=== Directions ===
Gather every line of the entries that includes the word "this".

=== Data excerpts ===
....

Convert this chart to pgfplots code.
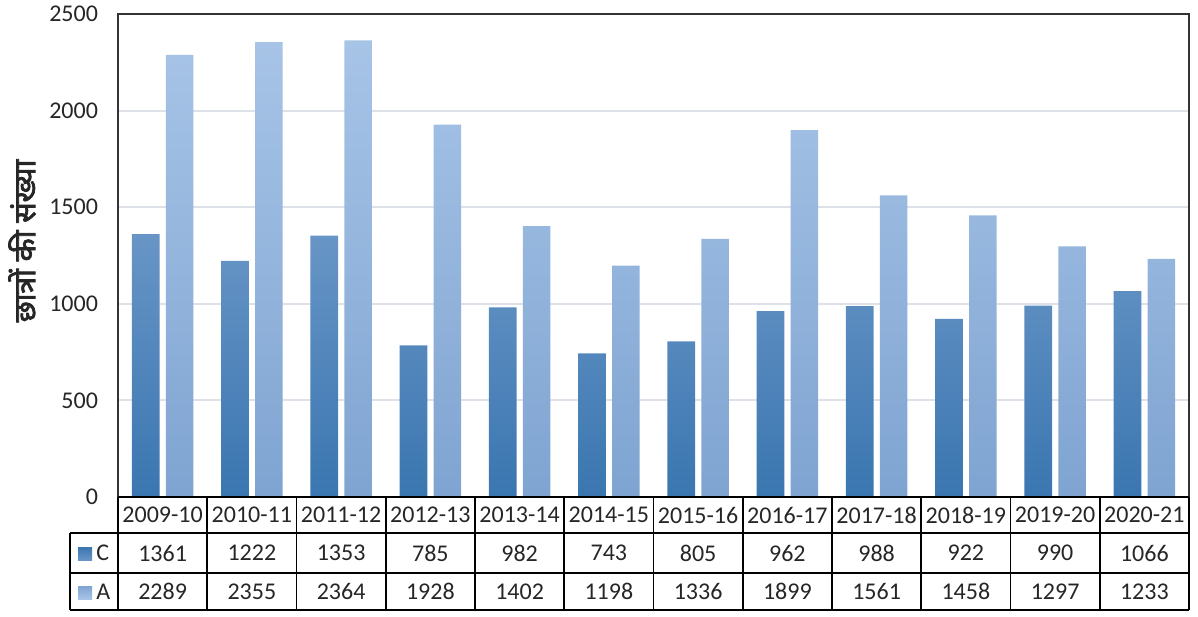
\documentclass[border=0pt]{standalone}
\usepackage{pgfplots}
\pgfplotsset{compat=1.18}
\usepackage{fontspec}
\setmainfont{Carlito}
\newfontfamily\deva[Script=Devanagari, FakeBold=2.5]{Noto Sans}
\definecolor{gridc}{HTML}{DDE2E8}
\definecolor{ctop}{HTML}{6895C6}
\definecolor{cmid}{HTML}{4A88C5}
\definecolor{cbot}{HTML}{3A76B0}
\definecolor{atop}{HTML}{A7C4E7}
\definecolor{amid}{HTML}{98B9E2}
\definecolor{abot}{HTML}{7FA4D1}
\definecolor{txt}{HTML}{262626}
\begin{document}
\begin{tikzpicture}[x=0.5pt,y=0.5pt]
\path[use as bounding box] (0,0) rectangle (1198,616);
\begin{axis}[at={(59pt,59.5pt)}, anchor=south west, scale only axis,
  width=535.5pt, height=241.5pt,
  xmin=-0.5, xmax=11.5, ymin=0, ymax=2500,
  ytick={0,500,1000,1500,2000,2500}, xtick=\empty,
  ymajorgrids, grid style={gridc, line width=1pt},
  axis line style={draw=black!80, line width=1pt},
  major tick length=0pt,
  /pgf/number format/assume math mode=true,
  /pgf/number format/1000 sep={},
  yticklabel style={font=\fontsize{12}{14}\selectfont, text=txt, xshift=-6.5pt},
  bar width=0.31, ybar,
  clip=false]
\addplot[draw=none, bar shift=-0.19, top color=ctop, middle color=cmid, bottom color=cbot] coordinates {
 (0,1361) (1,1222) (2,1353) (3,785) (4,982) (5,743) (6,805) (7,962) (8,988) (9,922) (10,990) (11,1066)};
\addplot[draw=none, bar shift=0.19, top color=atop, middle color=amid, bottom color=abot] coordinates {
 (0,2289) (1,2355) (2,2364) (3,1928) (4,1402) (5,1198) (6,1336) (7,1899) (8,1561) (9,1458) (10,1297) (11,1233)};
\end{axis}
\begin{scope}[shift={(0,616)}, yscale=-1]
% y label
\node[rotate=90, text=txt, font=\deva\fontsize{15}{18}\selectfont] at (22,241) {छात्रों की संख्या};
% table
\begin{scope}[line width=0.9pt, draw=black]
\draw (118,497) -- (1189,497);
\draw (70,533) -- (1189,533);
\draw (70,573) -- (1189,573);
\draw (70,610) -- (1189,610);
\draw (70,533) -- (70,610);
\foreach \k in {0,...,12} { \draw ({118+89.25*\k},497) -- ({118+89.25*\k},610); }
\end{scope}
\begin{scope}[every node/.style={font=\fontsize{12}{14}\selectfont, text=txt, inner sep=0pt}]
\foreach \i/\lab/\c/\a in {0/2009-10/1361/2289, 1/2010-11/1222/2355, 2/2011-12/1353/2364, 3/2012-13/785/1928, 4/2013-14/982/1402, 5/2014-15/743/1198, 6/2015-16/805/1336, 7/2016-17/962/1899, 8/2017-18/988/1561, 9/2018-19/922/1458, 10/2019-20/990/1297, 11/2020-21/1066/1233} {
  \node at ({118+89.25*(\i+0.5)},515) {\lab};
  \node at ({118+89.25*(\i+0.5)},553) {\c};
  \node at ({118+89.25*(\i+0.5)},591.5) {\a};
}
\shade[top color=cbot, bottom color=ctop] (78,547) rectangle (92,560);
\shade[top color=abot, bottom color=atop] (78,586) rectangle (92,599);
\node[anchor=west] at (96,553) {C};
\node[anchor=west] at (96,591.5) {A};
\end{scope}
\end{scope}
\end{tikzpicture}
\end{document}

....

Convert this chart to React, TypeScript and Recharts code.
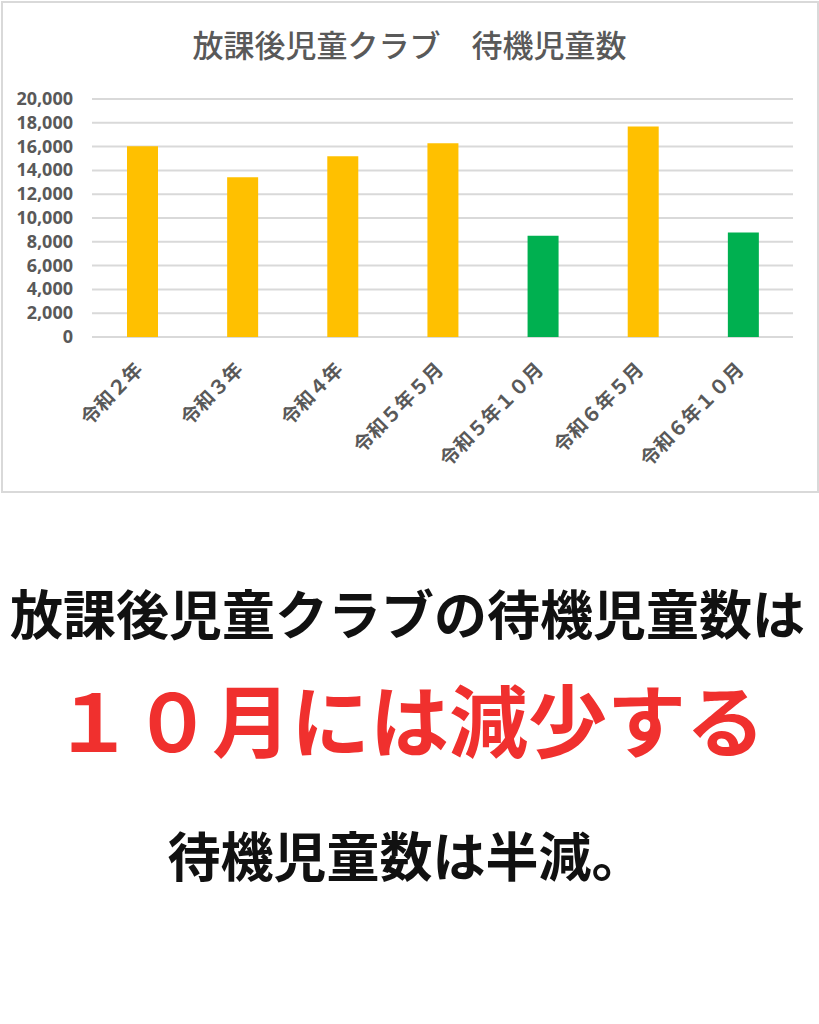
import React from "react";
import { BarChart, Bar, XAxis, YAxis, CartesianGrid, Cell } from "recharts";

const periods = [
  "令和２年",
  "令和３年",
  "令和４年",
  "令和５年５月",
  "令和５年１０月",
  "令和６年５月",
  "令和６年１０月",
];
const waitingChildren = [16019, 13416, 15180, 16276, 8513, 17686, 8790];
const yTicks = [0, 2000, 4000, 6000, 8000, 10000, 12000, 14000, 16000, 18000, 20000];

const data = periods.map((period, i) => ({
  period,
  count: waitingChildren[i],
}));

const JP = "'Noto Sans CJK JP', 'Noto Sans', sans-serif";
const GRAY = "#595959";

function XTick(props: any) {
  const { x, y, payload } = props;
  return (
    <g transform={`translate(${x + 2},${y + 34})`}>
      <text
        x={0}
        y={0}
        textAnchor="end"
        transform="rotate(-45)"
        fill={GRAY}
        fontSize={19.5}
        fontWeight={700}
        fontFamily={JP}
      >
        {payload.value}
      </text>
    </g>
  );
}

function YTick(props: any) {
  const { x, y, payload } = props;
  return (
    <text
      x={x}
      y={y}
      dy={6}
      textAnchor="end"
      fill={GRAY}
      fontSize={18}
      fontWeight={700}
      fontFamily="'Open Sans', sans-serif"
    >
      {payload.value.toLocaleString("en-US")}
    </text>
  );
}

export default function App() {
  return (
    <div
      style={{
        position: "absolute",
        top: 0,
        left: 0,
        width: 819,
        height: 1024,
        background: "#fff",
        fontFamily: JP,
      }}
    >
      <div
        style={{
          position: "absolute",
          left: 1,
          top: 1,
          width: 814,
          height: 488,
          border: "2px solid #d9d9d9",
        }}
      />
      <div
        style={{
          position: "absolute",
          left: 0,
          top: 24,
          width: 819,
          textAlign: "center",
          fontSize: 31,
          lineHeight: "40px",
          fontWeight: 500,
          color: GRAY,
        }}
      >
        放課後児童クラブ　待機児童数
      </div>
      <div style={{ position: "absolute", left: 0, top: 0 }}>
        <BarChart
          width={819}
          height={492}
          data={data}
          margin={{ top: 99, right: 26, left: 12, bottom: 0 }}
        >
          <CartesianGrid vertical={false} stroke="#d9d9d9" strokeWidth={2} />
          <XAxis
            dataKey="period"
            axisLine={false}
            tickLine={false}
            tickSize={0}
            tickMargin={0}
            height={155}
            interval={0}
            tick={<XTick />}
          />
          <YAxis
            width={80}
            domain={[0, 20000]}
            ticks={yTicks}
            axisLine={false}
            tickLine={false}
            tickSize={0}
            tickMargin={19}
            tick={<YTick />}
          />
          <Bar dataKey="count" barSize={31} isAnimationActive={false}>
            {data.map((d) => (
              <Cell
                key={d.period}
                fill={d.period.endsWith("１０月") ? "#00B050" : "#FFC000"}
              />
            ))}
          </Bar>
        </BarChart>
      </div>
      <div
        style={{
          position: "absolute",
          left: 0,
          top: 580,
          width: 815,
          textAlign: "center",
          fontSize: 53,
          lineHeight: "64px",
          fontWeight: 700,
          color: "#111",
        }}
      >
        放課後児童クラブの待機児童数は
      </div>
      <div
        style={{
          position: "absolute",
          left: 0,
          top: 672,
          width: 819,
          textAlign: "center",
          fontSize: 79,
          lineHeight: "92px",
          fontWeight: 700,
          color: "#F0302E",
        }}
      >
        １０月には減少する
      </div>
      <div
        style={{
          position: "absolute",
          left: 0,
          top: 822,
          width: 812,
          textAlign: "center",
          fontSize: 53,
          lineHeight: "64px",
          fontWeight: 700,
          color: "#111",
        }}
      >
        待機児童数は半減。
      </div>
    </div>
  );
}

....

=== Solved exercise ===
Convert this chart to pgfplots code.
Convert this chart to React, TypeScript and Recharts code.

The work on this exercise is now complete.